Wednesday, November 11, 2009

Through the Looking Glass

I am a huge history buff. In particular, I love to see where two particular cultures or countries diverged and then examine whether the reason for that divergence was justified. In 1791, the United States ratified the Bill of Rights which included a nifty provision prohibiting the establishment of a state religion by the federal government. Our former masters, the English, opted not to enact such a prohibition. Maybe they should have.
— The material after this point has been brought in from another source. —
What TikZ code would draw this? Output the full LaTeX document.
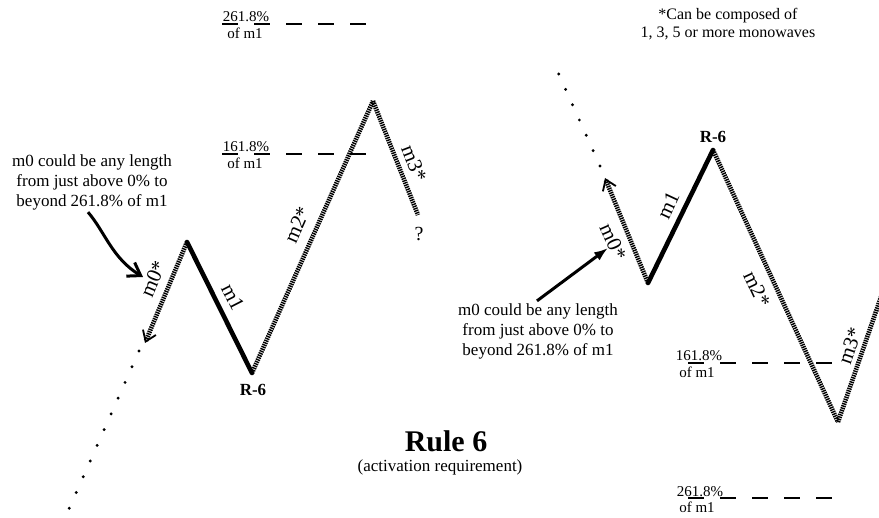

According to the New York Times, an English court of appeals has recently injected itself into the ancient debate on who is a Jew:
The case began when a 12-year-old boy, an observant Jew whose father is Jewish and whose mother is a Jewish convert, applied to the school, JFS. Founded in 1732 as the Jews’ Free School, it is a centerpiece of North London’s Jewish community. It has around 1,900 students, but it gets far more applicants than it accepts.
Britain has nearly 7,000 publicly financed religious schools, representing Judaism as well as the Church of England, Catholicism and Islam, among others. Under a 2006 law, the schools can in busy years give preference to applicants within their own faiths, using criteria laid down by a designated religious authority.
By many standards, the JFS applicant, identified in court papers as “M,” is Jewish. But not in the eyes of the school, which defines Judaism under the Orthodox definition set out by Jonathan Sacks, chief rabbi of the United Hebrew Congregations of the Commonwealth. Because M’s mother converted in a progressive, not an Orthodox, synagogue, the school said, she was not a Jew — nor was her son. It turned down his application.
So where did the court come into this debate? Essentially, they decided that Judaism's definition of who is a Jew did not mesh with the UK's anti-discrimination laws:
[T]he court concluded that basing school admissions on a classic test of Judaism — whether one’s mother is Jewish — was by definition discriminatory. Whether the rationale was “benign or malignant, theological or supremacist,” the court wrote, “makes it no less and no more unlawful.”
The case rested on whether the school’s test of Jewishness was based on religion, which would be legal, or on race or ethnicity, which would not. The court ruled that it was an ethnic test because it concerned the status of M’s mother rather than whether M considered himself Jewish and practiced Judaism.
“The requirement that if a pupil is to qualify for admission his mother must be Jewish, whether by descent or conversion, is a test of ethnicity which contravenes the Race Relations Act,” the court said. It added that while it was fair that Jewish schools should give preference to Jewish children, the admissions criteria must depend not on family ties, but “on faith, however defined.”
Does a country that uses taxpayer dollars to fund religious education undermine the purpose of those religious schools when it dictates who is a member of that religion? Needless to say, this case will be making its way to the newly created Supreme Court of the United Kingdom for ultimate resolution.

Our founding fathers believed it was best to avoid excessive entanglement between religion and state. Looking at this case, and realizing that there will be no satisfactory outcome, makes me think that the United States was on the right side of history in 1791.